Quote exactly the lines between the line containing "Write a web" and the line containing "const arc = d3.arc().innerRadius(0).outerRadius(radius);", counting those two lines as part of the range. Leave the rest out.

***** The data

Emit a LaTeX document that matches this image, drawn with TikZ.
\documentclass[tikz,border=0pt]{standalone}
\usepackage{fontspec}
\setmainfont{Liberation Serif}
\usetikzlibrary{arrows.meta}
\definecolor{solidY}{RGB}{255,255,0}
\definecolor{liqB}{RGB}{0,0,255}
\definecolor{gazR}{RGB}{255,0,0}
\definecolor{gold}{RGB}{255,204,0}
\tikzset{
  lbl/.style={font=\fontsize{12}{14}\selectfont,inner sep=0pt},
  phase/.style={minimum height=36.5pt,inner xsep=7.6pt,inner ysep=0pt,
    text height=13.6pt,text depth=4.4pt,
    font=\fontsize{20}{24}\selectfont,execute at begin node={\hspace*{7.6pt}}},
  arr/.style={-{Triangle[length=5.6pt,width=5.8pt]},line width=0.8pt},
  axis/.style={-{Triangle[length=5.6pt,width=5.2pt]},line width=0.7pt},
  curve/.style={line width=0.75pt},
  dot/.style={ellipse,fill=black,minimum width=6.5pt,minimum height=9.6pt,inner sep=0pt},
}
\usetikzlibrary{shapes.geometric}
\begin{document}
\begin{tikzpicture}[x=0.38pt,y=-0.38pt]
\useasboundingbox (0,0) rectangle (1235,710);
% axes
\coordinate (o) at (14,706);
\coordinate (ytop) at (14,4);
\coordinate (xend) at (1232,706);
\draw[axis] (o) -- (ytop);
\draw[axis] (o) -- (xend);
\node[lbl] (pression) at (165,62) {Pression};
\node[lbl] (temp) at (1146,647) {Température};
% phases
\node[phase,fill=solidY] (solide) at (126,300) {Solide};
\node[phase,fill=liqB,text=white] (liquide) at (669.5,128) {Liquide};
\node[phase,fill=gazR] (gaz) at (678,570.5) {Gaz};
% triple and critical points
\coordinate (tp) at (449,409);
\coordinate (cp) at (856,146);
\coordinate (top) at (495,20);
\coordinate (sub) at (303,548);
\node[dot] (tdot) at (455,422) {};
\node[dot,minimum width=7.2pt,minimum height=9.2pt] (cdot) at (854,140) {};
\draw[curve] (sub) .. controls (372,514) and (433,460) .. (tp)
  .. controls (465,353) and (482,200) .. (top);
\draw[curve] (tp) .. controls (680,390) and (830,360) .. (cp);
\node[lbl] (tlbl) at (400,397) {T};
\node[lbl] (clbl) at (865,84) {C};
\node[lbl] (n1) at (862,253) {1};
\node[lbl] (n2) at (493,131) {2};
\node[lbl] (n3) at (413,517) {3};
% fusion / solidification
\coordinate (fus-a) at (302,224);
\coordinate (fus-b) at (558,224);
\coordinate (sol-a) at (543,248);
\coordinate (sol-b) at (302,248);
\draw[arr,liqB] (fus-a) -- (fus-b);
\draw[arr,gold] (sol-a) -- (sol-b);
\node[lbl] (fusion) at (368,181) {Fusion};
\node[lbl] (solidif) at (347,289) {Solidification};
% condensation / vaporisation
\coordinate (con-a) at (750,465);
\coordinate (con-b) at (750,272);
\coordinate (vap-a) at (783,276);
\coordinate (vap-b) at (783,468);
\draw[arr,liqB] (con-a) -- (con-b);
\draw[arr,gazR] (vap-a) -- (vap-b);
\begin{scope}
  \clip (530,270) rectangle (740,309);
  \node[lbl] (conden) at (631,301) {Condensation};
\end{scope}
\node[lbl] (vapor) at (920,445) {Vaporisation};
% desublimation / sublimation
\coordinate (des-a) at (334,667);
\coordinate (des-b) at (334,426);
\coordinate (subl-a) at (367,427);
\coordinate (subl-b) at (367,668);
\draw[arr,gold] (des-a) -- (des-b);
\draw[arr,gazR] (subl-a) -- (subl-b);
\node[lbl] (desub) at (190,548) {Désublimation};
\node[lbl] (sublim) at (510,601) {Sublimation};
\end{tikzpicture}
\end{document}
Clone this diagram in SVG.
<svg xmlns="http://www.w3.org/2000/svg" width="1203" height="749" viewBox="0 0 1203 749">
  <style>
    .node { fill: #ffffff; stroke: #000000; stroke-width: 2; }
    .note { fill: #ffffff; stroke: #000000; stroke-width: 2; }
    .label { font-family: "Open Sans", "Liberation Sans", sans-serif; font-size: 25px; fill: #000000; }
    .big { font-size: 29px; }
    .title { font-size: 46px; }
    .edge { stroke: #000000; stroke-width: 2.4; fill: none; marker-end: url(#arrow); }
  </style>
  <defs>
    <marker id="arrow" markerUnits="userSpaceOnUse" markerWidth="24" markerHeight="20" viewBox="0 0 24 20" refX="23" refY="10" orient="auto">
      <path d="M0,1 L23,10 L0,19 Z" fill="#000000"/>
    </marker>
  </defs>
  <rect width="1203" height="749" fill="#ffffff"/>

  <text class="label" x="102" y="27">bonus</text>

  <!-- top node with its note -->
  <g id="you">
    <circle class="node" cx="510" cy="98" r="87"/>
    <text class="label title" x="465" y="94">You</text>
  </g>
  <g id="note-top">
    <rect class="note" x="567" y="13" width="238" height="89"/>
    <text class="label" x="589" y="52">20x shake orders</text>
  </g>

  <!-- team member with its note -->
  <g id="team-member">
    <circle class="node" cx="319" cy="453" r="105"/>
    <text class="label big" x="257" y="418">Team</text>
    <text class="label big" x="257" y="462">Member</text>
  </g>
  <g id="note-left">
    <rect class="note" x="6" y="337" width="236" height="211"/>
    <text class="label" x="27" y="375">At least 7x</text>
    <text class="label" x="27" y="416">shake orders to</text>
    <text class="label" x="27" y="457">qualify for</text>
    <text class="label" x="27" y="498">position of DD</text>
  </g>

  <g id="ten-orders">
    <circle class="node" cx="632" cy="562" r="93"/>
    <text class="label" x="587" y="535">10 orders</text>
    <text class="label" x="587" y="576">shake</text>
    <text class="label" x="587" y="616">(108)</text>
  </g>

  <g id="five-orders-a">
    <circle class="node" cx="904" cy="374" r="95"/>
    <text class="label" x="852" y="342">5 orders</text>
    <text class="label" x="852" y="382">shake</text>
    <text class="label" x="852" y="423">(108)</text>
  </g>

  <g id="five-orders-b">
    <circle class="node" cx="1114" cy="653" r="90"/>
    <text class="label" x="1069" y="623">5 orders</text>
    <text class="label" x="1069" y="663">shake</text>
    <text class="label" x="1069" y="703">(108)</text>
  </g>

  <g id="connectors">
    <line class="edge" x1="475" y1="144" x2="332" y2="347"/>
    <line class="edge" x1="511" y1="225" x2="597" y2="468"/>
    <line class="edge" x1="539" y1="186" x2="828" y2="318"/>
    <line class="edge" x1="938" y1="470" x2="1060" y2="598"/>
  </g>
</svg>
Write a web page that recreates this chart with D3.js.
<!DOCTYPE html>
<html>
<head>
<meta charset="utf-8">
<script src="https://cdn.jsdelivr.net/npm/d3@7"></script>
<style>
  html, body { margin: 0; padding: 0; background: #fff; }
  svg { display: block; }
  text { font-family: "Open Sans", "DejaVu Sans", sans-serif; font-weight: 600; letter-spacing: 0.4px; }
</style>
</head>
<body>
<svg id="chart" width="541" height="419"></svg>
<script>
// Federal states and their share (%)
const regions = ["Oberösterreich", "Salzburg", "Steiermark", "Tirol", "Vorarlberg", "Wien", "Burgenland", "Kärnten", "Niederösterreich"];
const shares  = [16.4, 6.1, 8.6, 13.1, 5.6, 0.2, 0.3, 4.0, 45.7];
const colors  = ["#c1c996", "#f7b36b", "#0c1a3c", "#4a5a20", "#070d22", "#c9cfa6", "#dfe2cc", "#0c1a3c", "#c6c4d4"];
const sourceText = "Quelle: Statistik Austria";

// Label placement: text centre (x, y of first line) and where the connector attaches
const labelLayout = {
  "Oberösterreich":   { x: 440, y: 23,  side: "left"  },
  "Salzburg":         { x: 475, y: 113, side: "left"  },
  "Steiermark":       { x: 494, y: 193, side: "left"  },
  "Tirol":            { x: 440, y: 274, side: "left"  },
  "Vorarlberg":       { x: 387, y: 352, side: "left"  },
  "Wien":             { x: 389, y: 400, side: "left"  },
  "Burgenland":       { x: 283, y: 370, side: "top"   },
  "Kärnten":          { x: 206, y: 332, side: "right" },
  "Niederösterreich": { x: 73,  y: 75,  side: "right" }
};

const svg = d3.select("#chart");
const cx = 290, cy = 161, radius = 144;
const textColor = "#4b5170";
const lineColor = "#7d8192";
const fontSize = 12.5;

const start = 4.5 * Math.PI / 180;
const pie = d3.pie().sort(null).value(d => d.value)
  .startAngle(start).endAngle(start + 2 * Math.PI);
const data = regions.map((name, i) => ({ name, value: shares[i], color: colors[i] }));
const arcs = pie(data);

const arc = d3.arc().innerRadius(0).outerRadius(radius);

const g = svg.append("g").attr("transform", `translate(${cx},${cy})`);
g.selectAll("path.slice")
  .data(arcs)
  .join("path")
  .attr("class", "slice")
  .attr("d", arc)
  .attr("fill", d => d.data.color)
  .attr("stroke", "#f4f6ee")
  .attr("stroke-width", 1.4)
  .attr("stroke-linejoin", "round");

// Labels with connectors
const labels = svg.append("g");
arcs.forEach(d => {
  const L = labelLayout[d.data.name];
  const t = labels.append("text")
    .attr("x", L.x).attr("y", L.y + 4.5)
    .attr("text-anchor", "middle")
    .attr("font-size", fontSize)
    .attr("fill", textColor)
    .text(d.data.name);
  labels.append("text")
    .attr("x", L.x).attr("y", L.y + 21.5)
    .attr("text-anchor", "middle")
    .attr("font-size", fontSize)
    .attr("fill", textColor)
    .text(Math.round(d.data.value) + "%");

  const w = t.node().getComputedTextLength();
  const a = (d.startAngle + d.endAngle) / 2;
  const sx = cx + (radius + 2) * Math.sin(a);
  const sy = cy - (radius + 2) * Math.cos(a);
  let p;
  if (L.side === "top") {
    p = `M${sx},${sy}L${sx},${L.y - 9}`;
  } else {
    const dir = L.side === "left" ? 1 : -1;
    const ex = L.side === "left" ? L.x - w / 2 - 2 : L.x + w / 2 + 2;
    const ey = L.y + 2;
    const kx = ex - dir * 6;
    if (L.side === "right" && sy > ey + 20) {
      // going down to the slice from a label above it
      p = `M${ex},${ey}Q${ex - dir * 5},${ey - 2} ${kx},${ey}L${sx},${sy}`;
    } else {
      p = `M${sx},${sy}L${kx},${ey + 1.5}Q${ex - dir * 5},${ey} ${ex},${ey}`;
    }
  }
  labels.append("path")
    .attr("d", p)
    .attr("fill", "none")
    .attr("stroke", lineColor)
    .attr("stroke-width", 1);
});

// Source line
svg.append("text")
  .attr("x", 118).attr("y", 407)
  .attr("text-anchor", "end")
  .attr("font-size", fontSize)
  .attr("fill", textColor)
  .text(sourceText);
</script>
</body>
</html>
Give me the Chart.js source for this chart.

**********

Written response:
Write a web page that recreates this chart with D3.js.
<!DOCTYPE html>
<html>
<head>
<meta charset="utf-8">
<script src="https://cdn.jsdelivr.net/npm/d3@7"></script>
<style>
  html, body { margin: 0; padding: 0; background: #fff; }
  svg { display: block; }
  text { font-family: "Open Sans", "DejaVu Sans", sans-serif; font-weight: 600; letter-spacing: 0.4px; }
</style>
</head>
<body>
<svg id="chart" width="541" height="419"></svg>
<script>
// Federal states and their share (%)
const regions = ["Oberösterreich", "Salzburg", "Steiermark", "Tirol", "Vorarlberg", "Wien", "Burgenland", "Kärnten", "Niederösterreich"];
const shares  = [16.4, 6.1, 8.6, 13.1, 5.6, 0.2, 0.3, 4.0, 45.7];
const colors  = ["#c1c996", "#f7b36b", "#0c1a3c", "#4a5a20", "#070d22", "#c9cfa6", "#dfe2cc", "#0c1a3c", "#c6c4d4"];
const sourceText = "Quelle: Statistik Austria";

// Label placement: text centre (x, y of first line) and where the connector attaches
const labelLayout = {
  "Oberösterreich":   { x: 440, y: 23,  side: "left"  },
  "Salzburg":         { x: 475, y: 113, side: "left"  },
  "Steiermark":       { x: 494, y: 193, side: "left"  },
  "Tirol":            { x: 440, y: 274, side: "left"  },
  "Vorarlberg":       { x: 387, y: 352, side: "left"  },
  "Wien":             { x: 389, y: 400, side: "left"  },
  "Burgenland":       { x: 283, y: 370, side: "top"   },
  "Kärnten":          { x: 206, y: 332, side: "right" },
  "Niederösterreich": { x: 73,  y: 75,  side: "right" }
};

const svg = d3.select("#chart");
const cx = 290, cy = 161, radius = 144;
const textColor = "#4b5170";
const lineColor = "#7d8192";
const fontSize = 12.5;

const start = 4.5 * Math.PI / 180;
const pie = d3.pie().sort(null).value(d => d.value)
  .startAngle(start).endAngle(start + 2 * Math.PI);
const data = regions.map((name, i) => ({ name, value: shares[i], color: colors[i] }));
const arcs = pie(data);

const arc = d3.arc().innerRadius(0).outerRadius(radius);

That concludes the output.